Nulla di orribile. «Quando mi chiamano, molte persone mettono le mani avanti, come se la loro richiesta fosse una cosa macabra - spiega Michelon -. Non lo è, io non giudico, quello che faccio dà un po’ di conforto a chi ha la necessità di non separarsi completamente dal suo animale, contribuisce a rendere felice una persona».
La tassidermia «familiare o domestica», secondo l’espressione coniata da Alberto Michelon, crea un rapporto di fiducia tra l’artigiano e il committente. «Le persone non chiedono solo che venga realizzata una tassidermia, ma restituito proprio il loro animale. La vera difficoltà è questa. Allora bisogna instaurare un rapporto di fiducia, di ascolto, di amicizia con chi sta vivendo anche in modo straziante la perdita del compagno animale. L’aspetto relazione è fondamentale». Tra le molte storie, l’artigiano tassidermista racconta quella di una signora con due gatti inseparabili separati dalla morte. «Quando quello sottoposto a tassidermia è tornato a casa, il suo inseparabile amico continuava ad avvicinarlo, ad accoccolarsi accanto al suo vecchio amico. Una situazione toccante».
Un lavoro di precisione «chirurgica» che reca con sé molte attese. «Quando consegno «l’artefatto» sono un po’ in ansia perché generalmente i committenti vedranno il loro animale solo a lavoro compiuto. Dico infatti loro che non manderò foto in corso d’opera, meglio per tutti avere l’effetto sorpresa. È bello allora vedere come chi, giunto una prima volta in lacrime, torna carico di aspettativa e se ne va via soddisfatto». Storie e legami che si conservano nel tempo. «C’è chi mi manda cartoline per le feste, chi video, la signora di Zurigo sopra citata, mi ha perfino portato un cappottino per mia figlia che era appena nata».

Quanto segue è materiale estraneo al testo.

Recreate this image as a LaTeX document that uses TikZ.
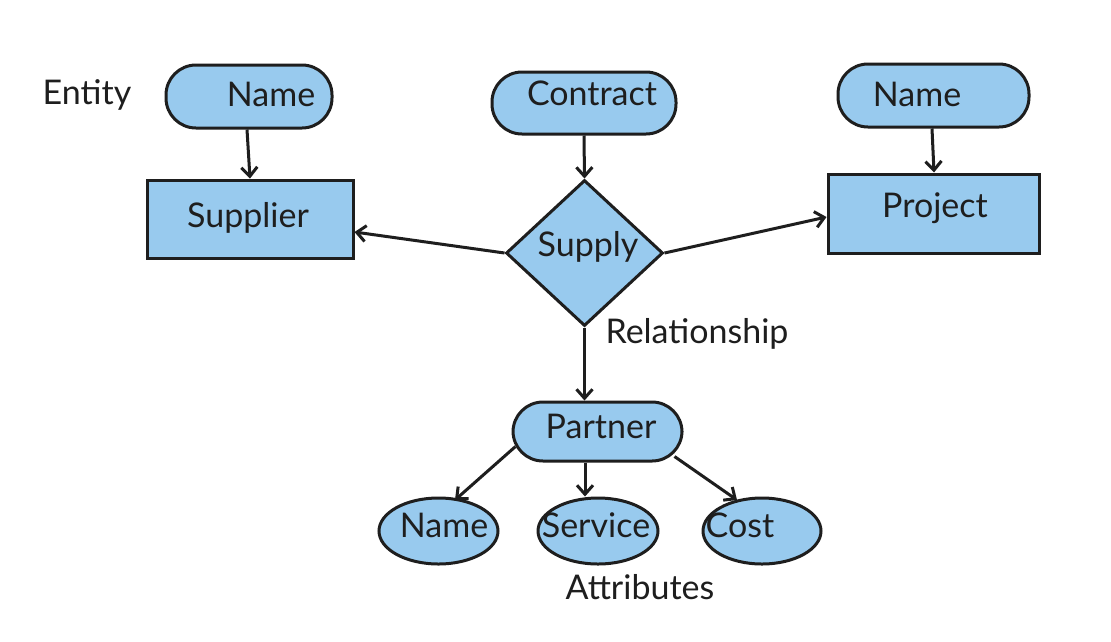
\documentclass[tikz,border=0pt]{standalone}
\usepackage{fontspec}
\setmainfont{Lato}
\usetikzlibrary{shapes.geometric,arrows.meta}
\definecolor{fillblue}{HTML}{98CAEE}
\definecolor{ink}{HTML}{1E1E1E}
\begin{document}
\begin{tikzpicture}[x=1pt,y=-1pt,
  shp/.style={draw=ink,fill=fillblue,line width=3pt,inner sep=0pt},
  pill/.style={shp,rectangle,rounded corners=30pt},
  ent/.style={shp,rectangle},
  rel/.style={shp,diamond},
  attr/.style={shp,ellipse},
  txt/.style={font=\fontsize{34}{38}\selectfont,text=ink,inner sep=0pt},
  conn/.style={draw=ink,line width=3pt,-{Straight Barb[length=9pt,width=16pt,line width=3pt]}}]
\useasboundingbox (0,0) rectangle (1111,641);
\fill[white] (0,0) rectangle (1111,641);
% shapes
\node[pill,minimum width=166pt,minimum height=63pt] (n1) at (249,96.5) {};
\node[ent,minimum width=206pt,minimum height=78pt] (sup) at (250,219) {};
\node[pill,minimum width=184pt,minimum height=62pt] (con) at (584,103) {};
\node[rel,minimum width=157pt,minimum height=146pt] (rel) at (584.5,253) {};
\node[pill,minimum width=191pt,minimum height=63pt] (n2) at (933.5,95.5) {};
\node[ent,minimum width=211pt,minimum height=79pt] (prj) at (933.5,213.5) {};
\node[pill,minimum width=169pt,minimum height=59pt] (par) at (597.5,431.5) {};
\node[attr,minimum width=119pt,minimum height=66pt] (n3) at (438.5,531) {};
\node[attr,minimum width=120pt,minimum height=66pt] (svc) at (598,531) {};
\node[attr,minimum width=118pt,minimum height=66pt] (cst) at (762,531) {};
% texts
\node[txt] (tn1) at (271,94) {Name};
\node[txt] (tsup) at (248,218) {Supplier};
\node[txt] (tcon) at (592,93) {Contract};
\node[txt] (trel) at (588,247) {Supply};
\node[txt] (tn2) at (917,94) {Name};
\node[txt] (tprj) at (935,208) {Project};
\node[txt] (tpar) at (601,426) {Partner};
\node[txt] (tn3) at (444,525) {Name};
\node[txt] (tsvc) at (596,525) {Service};
\node[txt] (tcst) at (740,525) {Cost};
\node[txt] (lent) at (87,95) {Entity};
\node[txt] (lrel) at (697,334) {Relationship};
\node[txt] (latt) at (640,587) {Attributes};
% connectors
\coordinate (pa) at ([shift={(4,-16)}]par.south west);
\coordinate (pb) at ([shift={(-9,-6)}]par.south east);
\draw[conn] (n1.south -| 247,0) -- (sup.north -| 250,0);
\draw[conn] (con.south) -- (rel.north);
\draw[conn] (rel.west) -- ([yshift=-13pt]sup.east);
\draw[conn] (rel.east) -- ([yshift=-3.5pt]prj.west);
\draw[conn] (rel.south) -- (rel.south |- par.north);
\draw[conn] (n2.south -| 932,0) -- (prj.north -| 934,0);
\draw[conn] (pa) -- ([shift={(16.5,-31)}]n3.center);
\draw[conn] (par.south -| 585,0) -- (svc.north -| 585,0);
\draw[conn] (pb) -- ([shift={(-25,-31)}]cst.center);
\end{tikzpicture}
\end{document}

Come «opera» il tassidermista
Con diverse fasi. «La prima consiste nel separare la pelle dal corpo - spiega Alberto Michelon -. Si fanno cinque tagli, uno ventrale e quattro all’interno delle zampe. Non si eviscera l’animale ma si procede separando delicatamente la pelle dal corpo».
La pelle viene quindi lavata, sterilizzata, immersa in un liquido che ne fissa i peli. «Si prepara in questo modo la pelliccia dell’animale. Il corpo integro viene riconsegnato al proprietario, che decide se fare una cremazione, seppellirlo nel proprio terreno e quant’altro».
A questo punto occorre realizzare una struttura anatomica. «Si crea allora una sorta di manichino che abbia la stessa forma dell’animale». Come si fa? «Realizzo dei calchi in modo da poter creare uno stampo che renda l’anatomia dell’animale la più esatta possibile. Fatta la scultura la si riveste con la pelliccia e provando e riprovando si trova la configurazione voluta. A questo punto si ricuciono i tagli fatti all’inizio e si passa all’aspetto dell’espressione dell’animale. Essenziali sono gli occhi, di cristallo, prodotti a livello mondiale da un’azienda tedesca. Per la scelta, si trascorre almeno un’ora con i proprietari dell’animale per raccogliere tutte le informazioni utili per rendere il modello il più realistico possibile a livello espressivo».
Pronto per la consegna con effetto sorpresa
Tra le opzioni, Alberto Michelon offre anche quella inserire nel manichino un sacchettino con le ceneri dell’animale. «In questo modo le persone possono conservare una sorta di mausoleo in 3D con le fattezze dell’amico animale».
Cani, gatti, merli, pappagalli, scoiattoli… tornano allora a casa. «Tutti siamo consapevoli che i nostri animali domestici devono morire, con la tassidermia si ha l’impressione di non perderli completamente. Definisco allora il mio lavoro come una forma di consolazione».